[Stored items]:
==========
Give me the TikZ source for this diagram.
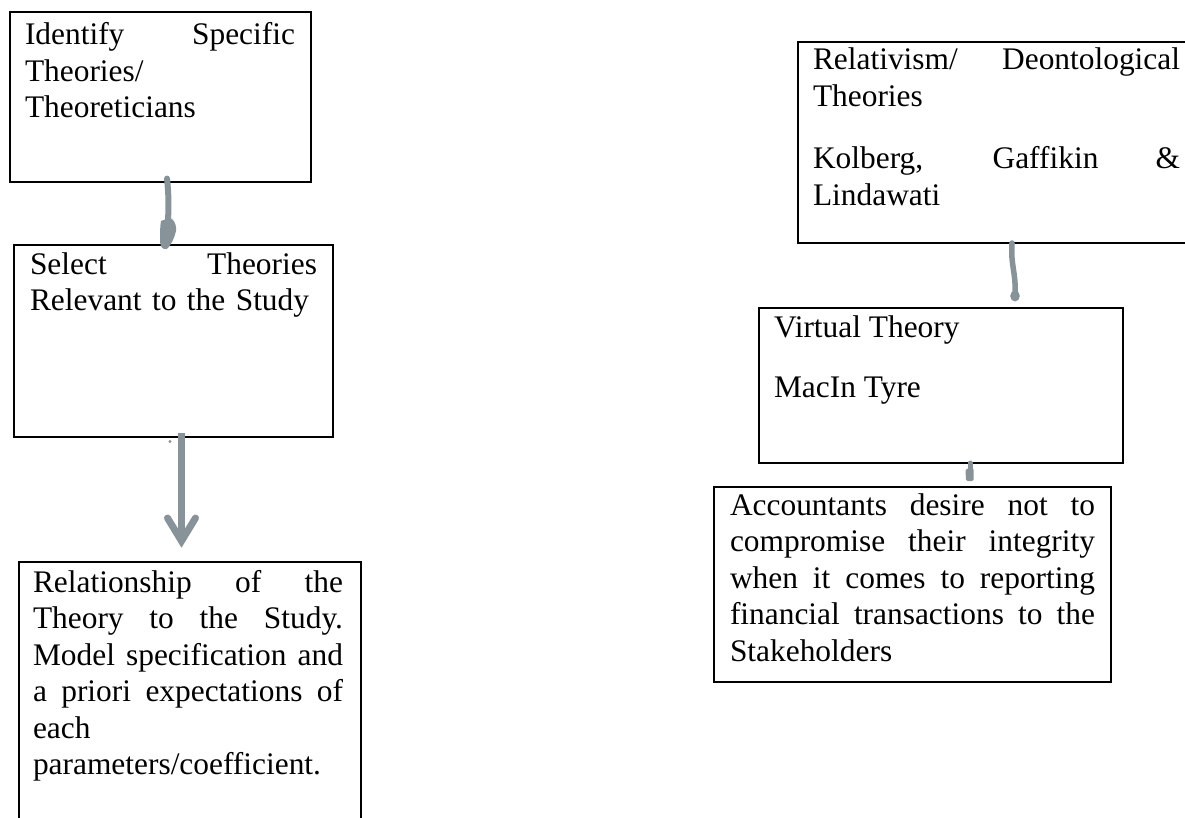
\documentclass[tikz,border=0pt]{standalone}
\usepackage{fontspec}
\setmainfont{Liberation Serif}
\usetikzlibrary{calc}
\definecolor{conngray}{RGB}{135,147,153}
\tikzset{
  box/.style={draw=black, line width=2pt, inner sep=0pt, rectangle},
  txt/.style={anchor=base west, inner sep=0pt, outer sep=0pt, align=left,
              font=\fontsize{31.4}{36.5}\selectfont},
  conn/.style={draw=conngray, line width=6pt, line cap=round},
  blob/.style={fill=conngray, draw=none},
}
\newcommand{\jline}[2]{\leavevmode\hbox to #1pt{\spaceskip=\fontdimen2\font plus 1fil\relax #2}}
\begin{document}
\begin{tikzpicture}[x=1pt,y=-1pt]
\useasboundingbox (0,0) rectangle (1185,818);
\clip (0,0) rectangle (1185,818);

% boxes
\node[box, minimum width=301pt, minimum height=170pt] (A) at (160.5,97.5) {};
\node[box, minimum width=319pt, minimum height=192pt] (B) at (173.5,341) {};
\node[box, minimum width=342pt, minimum height=280pt] (C) at (190,702) {};
\node[box, minimum width=397pt, minimum height=201pt] (D) at (996.5,142.5) {};
\node[box, minimum width=364pt, minimum height=155pt] (E) at (941,385.5) {};
\node[box, minimum width=397pt, minimum height=195pt] (F) at (912.5,584.5) {};

% texts
\node[txt, text width=270pt] (tA) at (25,45)
  {\jline{270}{Identify Specific}\\Theories/\\Theoreticians};
\node[txt, text width=287pt] (tB) at (30,274)
  {\jline{287}{Select Theories}\\Relevant to the Study};
\node[txt, text width=310pt] (tC) at (33,592)
  {\jline{310}{Relationship of the}\\\jline{310}{Theory to the Study.}\\
   \jline{310}{Model specification and}\\\jline{310}{a priori expectations of}\\
   each\\parameters/coefficient.};
\node[txt, text width=367pt] (tD1) at (813,70)
  {\jline{367}{Relativism/ Deontological}\\Theories};
\node[txt, text width=367pt] (tD2) at (813,169)
  {\jline{367}{Kolberg, Gaffikin \&}\\Lindawati};
\node[txt] (tE1) at (774,337) {Virtual Theory};
\node[txt] (tE2) at (774,397) {MacIn Tyre};
\node[txt, text width=365pt] (tF) at (730,515)
  {\jline{365}{Accountants desire not to}\\\jline{365}{compromise their integrity}\\
   \jline{365}{when it comes to reporting}\\\jline{365}{financial transactions to the}\\
   Stakeholders};

% connector A -> B (hand drawn, blob head)
\draw[conn] ($(A.south)+(6.5,-5)$) .. controls ($(A.south)+(8.5,15)$) and ($(B.north)+(-5,-40)$) .. ($(B.north)+(-5.5,-20)$);
\fill[blob, shift={(B.north)}] (-12.5,-23) .. controls (-8,-25) and (-4,-26) .. (-1.5,-25)
  .. controls (2,-22) and (3,-17) .. (2.5,-13)
  .. controls (1,-6) and (-2,-1) .. (-4,2)
  .. controls (-6,5) and (-8,6) .. (-9.5,5)
  .. controls (-12,4) and (-13.5,1) .. (-13.5,-4)
  .. controls (-13.5,-10) and (-13.5,-18) .. cycle;

% connector B -> C (straight arrow)
\draw[draw=conngray, line width=7pt] ($(B.south)+(8,-5)$) -- ($(C.north)+(-8.5,-22)$);
\draw[draw=conngray, line width=7pt, line cap=round, line join=miter]
  ($(C.north)+(-22.5,-43)$) -- ($(C.north)+(-8.5,-20)$) -- ($(C.north)+(5.5,-43)$);
\fill[conngray] ($(B.south)+(-3.5,3.5)$) circle (1.6pt);

% connector D -> E
\draw[conn, line width=5.5pt] ($(D.south)+(15.5,-1)$) .. controls ($(D.south)+(14,22)$) and ($(E.north)+(75,-35)$) .. ($(E.north)+(74,-14)$);
\fill[blob] ($(E.north)+(74,-11)$) ellipse (4.8pt and 5.5pt);

% connector E -> F
\draw[conn, line width=5pt] ($(E.south)+(29,-1)$) -- ($(E.south)+(29,6)$);
\fill[blob, rounded corners=1.5pt] ($(E.south)+(24.5,5)$) -- ($(E.south)+(32.5,4)$)
  -- ($(F.north)+(61,-5)$) -- ($(F.north)+(53.5,-5)$) -- cycle;
\end{tikzpicture}
\end{document}
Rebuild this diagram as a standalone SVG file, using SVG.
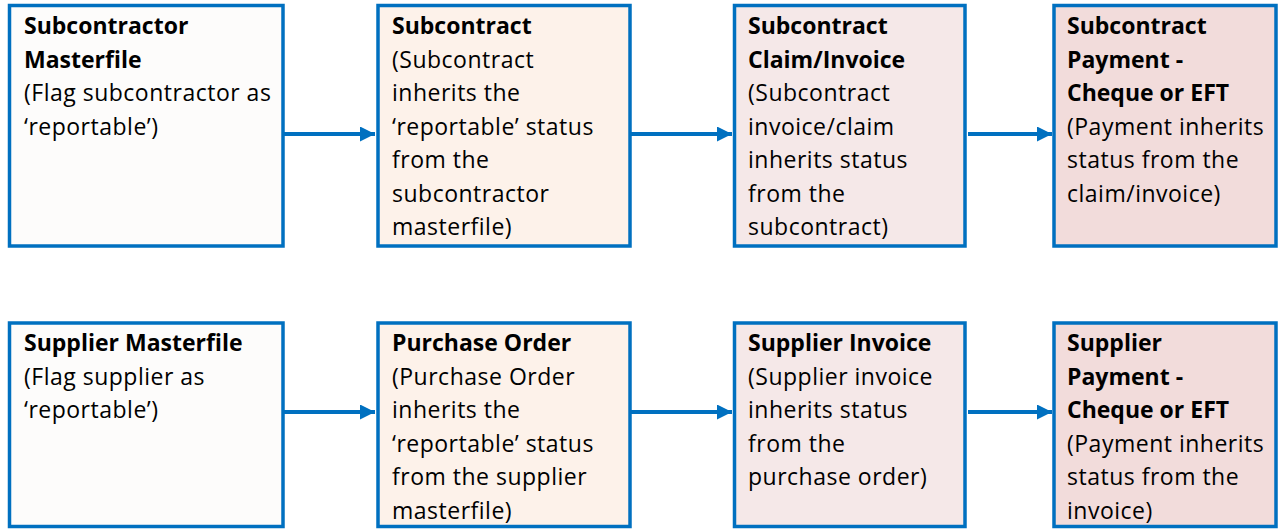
<svg xmlns="http://www.w3.org/2000/svg" width="1281" height="529" viewBox="0 0 1281 529">
<style>
.box{stroke:#0070c0;stroke-width:3.5}
.t{font-family:"Open Sans","Liberation Sans",Arial,sans-serif;font-size:23px;letter-spacing:0.5px;fill:#000}
.b{font-weight:bold;letter-spacing:0}
.c1{fill:#fdfcfb}.c2{fill:#fdf2ea}.c3{fill:#f5e8e8}.c4{fill:#f2dcdb}
.ar{stroke:#0070c0;stroke-width:4;fill:none}
</style>
<defs>
<marker id="ah" markerWidth="16" markerHeight="16" refX="15" refY="7.5" orient="auto" markerUnits="userSpaceOnUse">
<path d="M0,0 L15,7.5 L0,15 Z" fill="#0070c0"/>
</marker>
</defs>
<rect width="1281" height="529" fill="#fff"/>
<g id="connectors">
<line class="ar" x1="283" y1="134" x2="375" y2="134" marker-end="url(#ah)"/>
<line class="ar" x1="630" y1="134" x2="732" y2="134" marker-end="url(#ah)"/>
<line class="ar" x1="968" y1="134" x2="1052" y2="134" marker-end="url(#ah)"/>
<line class="ar" x1="283" y1="412" x2="375" y2="412" marker-end="url(#ah)"/>
<line class="ar" x1="630" y1="412" x2="732" y2="412" marker-end="url(#ah)"/>
<line class="ar" x1="968" y1="412" x2="1052" y2="412" marker-end="url(#ah)"/>
</g>
<g id="n1">
<rect class="box c1" x="9.5" y="5.5" width="273.5" height="240.5"/>
<text class="t"><tspan class="b" x="24" y="34">Subcontractor</tspan><tspan class="b" x="24" y="67.5">Masterfile</tspan><tspan x="24" y="101">(Flag subcontractor as</tspan><tspan x="24" y="134.5">‘reportable’)</tspan></text>
</g>
<g id="n2">
<rect class="box c2" x="378" y="5.5" width="252" height="240.5"/>
<text class="t"><tspan class="b" x="392" y="34">Subcontract</tspan><tspan x="392" y="67.5">(Subcontract</tspan><tspan x="392" y="101">inherits the</tspan><tspan x="392" y="134.5">‘reportable’ status</tspan><tspan x="392" y="168">from the</tspan><tspan x="392" y="201.5">subcontractor</tspan><tspan x="392" y="235">masterfile)</tspan></text>
</g>
<g id="n3">
<rect class="box c3" x="734.5" y="5.5" width="230.5" height="240.5"/>
<text class="t"><tspan class="b" x="748" y="34">Subcontract</tspan><tspan class="b" x="748" y="67.5">Claim/Invoice</tspan><tspan x="748" y="101">(Subcontract</tspan><tspan x="748" y="134.5">invoice/claim</tspan><tspan x="748" y="168">inherits status</tspan><tspan x="748" y="201.5">from the</tspan><tspan x="748" y="235">subcontract)</tspan></text>
</g>
<g id="n4">
<rect class="box c4" x="1054" y="5.5" width="222" height="240.5"/>
<text class="t"><tspan class="b" x="1067" y="34">Subcontract</tspan><tspan class="b" x="1067" y="67.5">Payment -</tspan><tspan class="b" x="1067" y="101">Cheque or EFT</tspan><tspan x="1067" y="134.5">(Payment inherits</tspan><tspan x="1067" y="168">status from the</tspan><tspan x="1067" y="201.5">claim/invoice)</tspan></text>
</g>
<g id="n5">
<rect class="box c1" x="9.5" y="323" width="273.5" height="203.5"/>
<text class="t"><tspan class="b" x="24" y="351">Supplier Masterfile</tspan><tspan x="24" y="384.5">(Flag supplier as</tspan><tspan x="24" y="418">‘reportable’)</tspan></text>
</g>
<g id="n6">
<rect class="box c2" x="378" y="323" width="252" height="203.5"/>
<text class="t"><tspan class="b" x="392" y="351">Purchase Order</tspan><tspan x="392" y="384.5">(Purchase Order</tspan><tspan x="392" y="418">inherits the</tspan><tspan x="392" y="451.5">‘reportable’ status</tspan><tspan x="392" y="485">from the supplier</tspan><tspan x="392" y="518.5">masterfile)</tspan></text>
</g>
<g id="n7">
<rect class="box c3" x="734.5" y="323" width="230.5" height="203.5"/>
<text class="t"><tspan class="b" x="748" y="351">Supplier Invoice</tspan><tspan x="748" y="384.5">(Supplier invoice</tspan><tspan x="748" y="418">inherits status</tspan><tspan x="748" y="451.5">from the</tspan><tspan x="748" y="485">purchase order)</tspan></text>
</g>
<g id="n8">
<rect class="box c4" x="1054" y="323" width="222" height="203.5"/>
<text class="t"><tspan class="b" x="1067" y="351">Supplier</tspan><tspan class="b" x="1067" y="384.5">Payment -</tspan><tspan class="b" x="1067" y="418">Cheque or EFT</tspan><tspan x="1067" y="451.5">(Payment inherits</tspan><tspan x="1067" y="485">status from the</tspan><tspan x="1067" y="518.5">invoice)</tspan></text>
</g>
</svg>
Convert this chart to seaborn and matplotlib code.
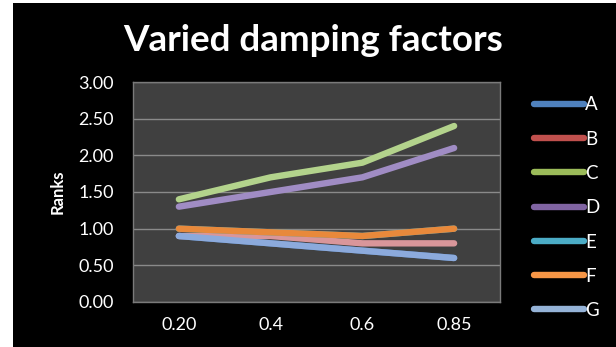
==========
[WHAT THE TASK REQUIRES]: Report all lines of the material that contain the word "diagram".

[SOLUTION TO THIS PROBLEM]:
Give me the TikZ source for this diagram.
Rebuild this diagram as a standalone SVG file, using SVG.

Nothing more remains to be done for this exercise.